◆ The problem ◆
Produce an exact copy of all the data below, dropping every image.

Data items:

============

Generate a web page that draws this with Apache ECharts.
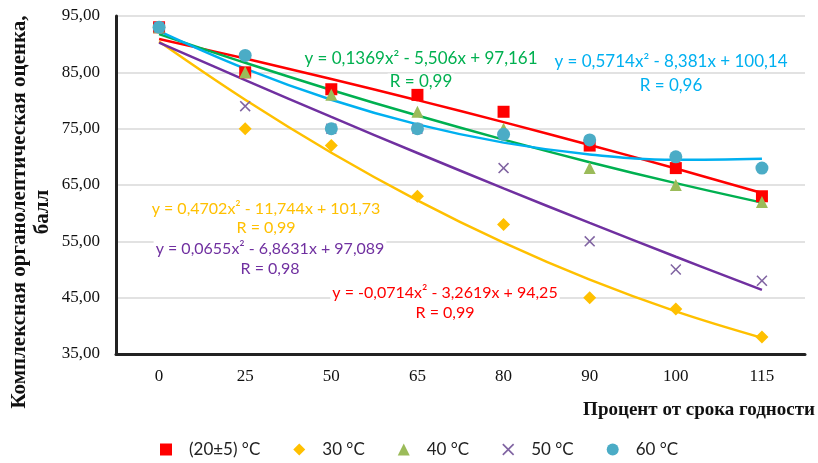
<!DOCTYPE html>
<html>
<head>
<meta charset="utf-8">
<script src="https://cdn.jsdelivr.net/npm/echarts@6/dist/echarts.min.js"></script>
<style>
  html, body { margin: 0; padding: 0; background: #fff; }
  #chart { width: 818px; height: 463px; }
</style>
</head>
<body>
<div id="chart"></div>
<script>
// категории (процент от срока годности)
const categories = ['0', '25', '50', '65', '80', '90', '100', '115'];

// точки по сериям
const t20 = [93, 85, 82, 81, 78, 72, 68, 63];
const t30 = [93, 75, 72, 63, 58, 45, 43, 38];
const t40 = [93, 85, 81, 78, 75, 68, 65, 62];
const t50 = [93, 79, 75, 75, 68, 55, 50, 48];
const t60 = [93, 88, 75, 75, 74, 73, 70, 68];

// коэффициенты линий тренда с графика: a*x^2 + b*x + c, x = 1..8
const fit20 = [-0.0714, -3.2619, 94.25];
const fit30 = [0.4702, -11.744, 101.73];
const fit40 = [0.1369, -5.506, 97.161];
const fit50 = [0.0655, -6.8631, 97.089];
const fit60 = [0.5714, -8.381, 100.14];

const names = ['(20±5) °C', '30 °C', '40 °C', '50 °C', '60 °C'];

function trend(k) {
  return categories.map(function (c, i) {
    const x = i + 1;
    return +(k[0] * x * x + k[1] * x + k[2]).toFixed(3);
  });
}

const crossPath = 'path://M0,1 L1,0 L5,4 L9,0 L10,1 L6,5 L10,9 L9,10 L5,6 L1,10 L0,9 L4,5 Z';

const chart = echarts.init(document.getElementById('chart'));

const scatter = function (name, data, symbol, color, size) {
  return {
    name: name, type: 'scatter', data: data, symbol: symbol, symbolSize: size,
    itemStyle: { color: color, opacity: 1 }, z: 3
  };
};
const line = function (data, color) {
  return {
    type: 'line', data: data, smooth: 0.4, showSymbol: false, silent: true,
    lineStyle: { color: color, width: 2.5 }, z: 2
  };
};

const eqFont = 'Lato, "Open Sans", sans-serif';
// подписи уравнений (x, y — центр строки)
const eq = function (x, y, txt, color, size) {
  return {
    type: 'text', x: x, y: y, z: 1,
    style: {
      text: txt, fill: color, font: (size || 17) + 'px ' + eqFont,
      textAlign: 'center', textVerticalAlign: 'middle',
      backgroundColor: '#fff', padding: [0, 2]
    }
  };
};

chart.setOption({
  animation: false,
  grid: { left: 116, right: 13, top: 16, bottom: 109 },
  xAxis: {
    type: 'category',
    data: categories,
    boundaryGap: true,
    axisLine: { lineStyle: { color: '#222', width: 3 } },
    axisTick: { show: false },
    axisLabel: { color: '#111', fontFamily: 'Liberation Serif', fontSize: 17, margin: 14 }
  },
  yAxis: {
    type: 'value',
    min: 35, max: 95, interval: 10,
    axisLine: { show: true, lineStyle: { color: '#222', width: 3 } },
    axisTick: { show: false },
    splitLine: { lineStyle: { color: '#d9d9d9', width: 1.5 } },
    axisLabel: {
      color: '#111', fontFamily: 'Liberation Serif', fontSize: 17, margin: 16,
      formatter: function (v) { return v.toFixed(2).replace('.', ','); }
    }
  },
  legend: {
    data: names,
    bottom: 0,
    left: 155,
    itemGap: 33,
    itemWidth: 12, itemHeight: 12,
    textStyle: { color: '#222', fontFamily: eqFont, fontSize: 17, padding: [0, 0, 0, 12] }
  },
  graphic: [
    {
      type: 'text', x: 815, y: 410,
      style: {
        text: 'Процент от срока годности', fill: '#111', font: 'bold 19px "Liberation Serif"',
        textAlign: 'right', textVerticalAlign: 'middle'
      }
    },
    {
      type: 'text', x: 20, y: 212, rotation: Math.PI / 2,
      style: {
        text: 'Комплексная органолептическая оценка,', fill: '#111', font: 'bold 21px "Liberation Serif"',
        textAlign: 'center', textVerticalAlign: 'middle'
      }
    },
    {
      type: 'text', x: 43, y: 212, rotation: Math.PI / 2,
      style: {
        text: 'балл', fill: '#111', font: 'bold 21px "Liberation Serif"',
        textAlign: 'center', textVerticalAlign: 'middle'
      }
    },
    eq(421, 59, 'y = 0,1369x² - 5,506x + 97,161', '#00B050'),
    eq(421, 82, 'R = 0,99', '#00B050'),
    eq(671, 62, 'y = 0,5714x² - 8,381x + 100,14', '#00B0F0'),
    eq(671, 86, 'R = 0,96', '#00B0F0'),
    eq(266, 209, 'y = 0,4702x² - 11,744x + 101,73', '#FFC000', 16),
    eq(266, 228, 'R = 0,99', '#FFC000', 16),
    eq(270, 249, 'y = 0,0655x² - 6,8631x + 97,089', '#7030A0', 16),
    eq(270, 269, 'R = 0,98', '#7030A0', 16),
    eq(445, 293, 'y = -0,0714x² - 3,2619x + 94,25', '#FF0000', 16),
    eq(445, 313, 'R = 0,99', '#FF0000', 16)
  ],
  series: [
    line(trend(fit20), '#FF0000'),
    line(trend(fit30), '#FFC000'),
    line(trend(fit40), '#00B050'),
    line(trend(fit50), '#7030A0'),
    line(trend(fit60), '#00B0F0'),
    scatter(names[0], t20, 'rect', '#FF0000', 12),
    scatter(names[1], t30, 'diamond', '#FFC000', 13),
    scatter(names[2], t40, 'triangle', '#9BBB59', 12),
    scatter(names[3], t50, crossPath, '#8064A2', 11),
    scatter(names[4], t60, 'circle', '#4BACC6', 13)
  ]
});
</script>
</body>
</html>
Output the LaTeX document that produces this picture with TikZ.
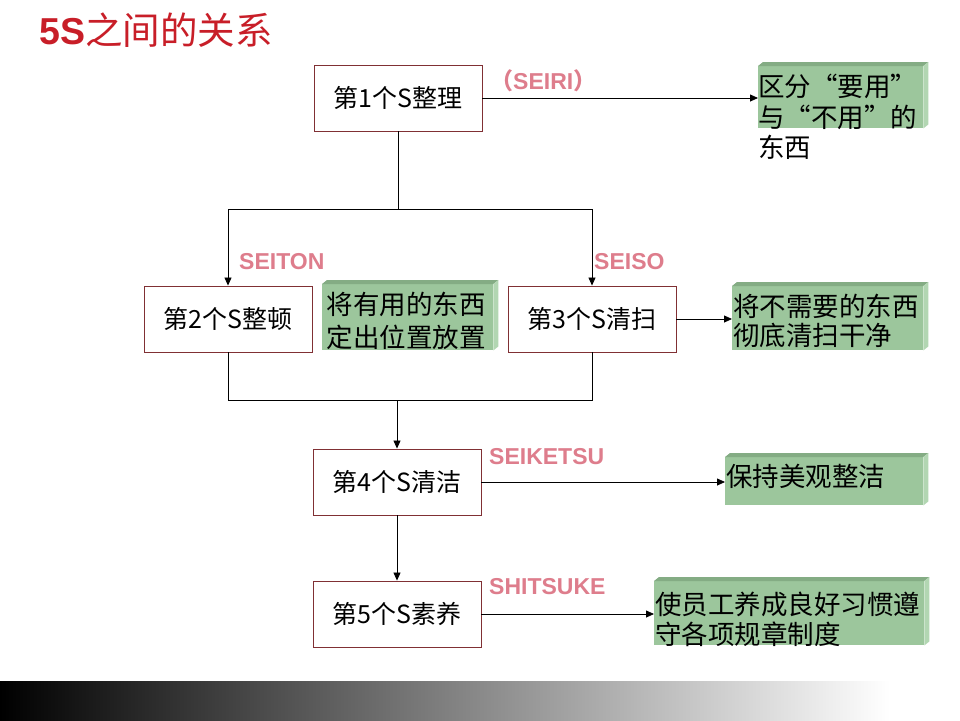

============

◆ Task result ◆
Generate a web page that draws this with Apache ECharts.
<!DOCTYPE html>
<html>
<head>
<meta charset="utf-8">
<script src="https://cdn.jsdelivr.net/npm/echarts@6/dist/echarts.min.js"></script>
<style>
  html, body { margin: 0; padding: 0; background: #fff; }
  #chart { width: 818px; height: 463px; }
</style>
</head>
<body>
<div id="chart"></div>
<script>
// категории (процент от срока годности)
const categories = ['0', '25', '50', '65', '80', '90', '100', '115'];

// точки по сериям
const t20 = [93, 85, 82, 81, 78, 72, 68, 63];
const t30 = [93, 75, 72, 63, 58, 45, 43, 38];
const t40 = [93, 85, 81, 78, 75, 68, 65, 62];
const t50 = [93, 79, 75, 75, 68, 55, 50, 48];
const t60 = [93, 88, 75, 75, 74, 73, 70, 68];

// коэффициенты линий тренда с графика: a*x^2 + b*x + c, x = 1..8
const fit20 = [-0.0714, -3.2619, 94.25];
const fit30 = [0.4702, -11.744, 101.73];
const fit40 = [0.1369, -5.506, 97.161];
const fit50 = [0.0655, -6.8631, 97.089];
const fit60 = [0.5714, -8.381, 100.14];

const names = ['(20±5) °C', '30 °C', '40 °C', '50 °C', '60 °C'];

function trend(k) {
  return categories.map(function (c, i) {
    const x = i + 1;
    return +(k[0] * x * x + k[1] * x + k[2]).toFixed(3);
  });
}

const crossPath = 'path://M0,1 L1,0 L5,4 L9,0 L10,1 L6,5 L10,9 L9,10 L5,6 L1,10 L0,9 L4,5 Z';

const chart = echarts.init(document.getElementById('chart'));

const scatter = function (name, data, symbol, color, size) {
  return {
    name: name, type: 'scatter', data: data, symbol: symbol, symbolSize: size,
    itemStyle: { color: color, opacity: 1 }, z: 3
  };
};
const line = function (data, color) {
  return {
    type: 'line', data: data, smooth: 0.4, showSymbol: false, silent: true,
    lineStyle: { color: color, width: 2.5 }, z: 2
  };
};

const eqFont = 'Lato, "Open Sans", sans-serif';
// подписи уравнений (x, y — центр строки)
const eq = function (x, y, txt, color, size) {
  return {
    type: 'text', x: x, y: y, z: 1,
    style: {
      text: txt, fill: color, font: (size || 17) + 'px ' + eqFont,
      textAlign: 'center', textVerticalAlign: 'middle',
      backgroundColor: '#fff', padding: [0, 2]
    }
  };
};

chart.setOption({
  animation: false,
  grid: { left: 116, right: 13, top: 16, bottom: 109 },
  xAxis: {
    type: 'category',
    data: categories,
    boundaryGap: true,
    axisLine: { lineStyle: { color: '#222', width: 3 } },
    axisTick: { show: false },
    axisLabel: { color: '#111', fontFamily: 'Liberation Serif', fontSize: 17, margin: 14 }
  },
  yAxis: {
    type: 'value',
    min: 35, max: 95, interval: 10,
    axisLine: { show: true, lineStyle: { color: '#222', width: 3 } },
    axisTick: { show: false },
    splitLine: { lineStyle: { color: '#d9d9d9', width: 1.5 } },
    axisLabel: {
      color: '#111', fontFamily: 'Liberation Serif', fontSize: 17, margin: 16,
      formatter: function (v) { return v.toFixed(2).replace('.', ','); }
    }
  },
  legend: {
    data: names,
    bottom: 0,
    left: 155,
    itemGap: 33,
    itemWidth: 12, itemHeight: 12,
    textStyle: { color: '#222', fontFamily: eqFont, fontSize: 17, padding: [0, 0, 0, 12] }
  },
  graphic: [
    {
      type: 'text', x: 815, y: 410,
      style: {
        text: 'Процент от срока годности', fill: '#111', font: 'bold 19px "Liberation Serif"',
        textAlign: 'right', textVerticalAlign: 'middle'
      }
    },
    {
      type: 'text', x: 20, y: 212, rotation: Math.PI / 2,
      style: {
        text: 'Комплексная органолептическая оценка,', fill: '#111', font: 'bold 21px "Liberation Serif"',
        textAlign: 'center', textVerticalAlign: 'middle'
      }
    },
    {
      type: 'text', x: 43, y: 212, rotation: Math.PI / 2,
      style: {
        text: 'балл', fill: '#111', font: 'bold 21px "Liberation Serif"',
        textAlign: 'center', textVerticalAlign: 'middle'
      }
    },
    eq(421, 59, 'y = 0,1369x² - 5,506x + 97,161', '#00B050'),
    eq(421, 82, 'R = 0,99', '#00B050'),
    eq(671, 62, 'y = 0,5714x² - 8,381x + 100,14', '#00B0F0'),
    eq(671, 86, 'R = 0,96', '#00B0F0'),
    eq(266, 209, 'y = 0,4702x² - 11,744x + 101,73', '#FFC000', 16),
    eq(266, 228, 'R = 0,99', '#FFC000', 16),
    eq(270, 249, 'y = 0,0655x² - 6,8631x + 97,089', '#7030A0', 16),
    eq(270, 269, 'R = 0,98', '#7030A0', 16),
    eq(445, 293, 'y = -0,0714x² - 3,2619x + 94,25', '#FF0000', 16),
    eq(445, 313, 'R = 0,99', '#FF0000', 16)
  ],
  series: [
    line(trend(fit20), '#FF0000'),
    line(trend(fit30), '#FFC000'),
    line(trend(fit40), '#00B050'),
    line(trend(fit50), '#7030A0'),
    line(trend(fit60), '#00B0F0'),
    scatter(names[0], t20, 'rect', '#FF0000', 12),
    scatter(names[1], t30, 'diamond', '#FFC000', 13),
    scatter(names[2], t40, 'triangle', '#9BBB59', 12),
    scatter(names[3], t50, crossPath, '#8064A2', 11),
    scatter(names[4], t60, 'circle', '#4BACC6', 13)
  ]
});
</script>
</body>
</html>
Output the LaTeX document that produces this picture with TikZ.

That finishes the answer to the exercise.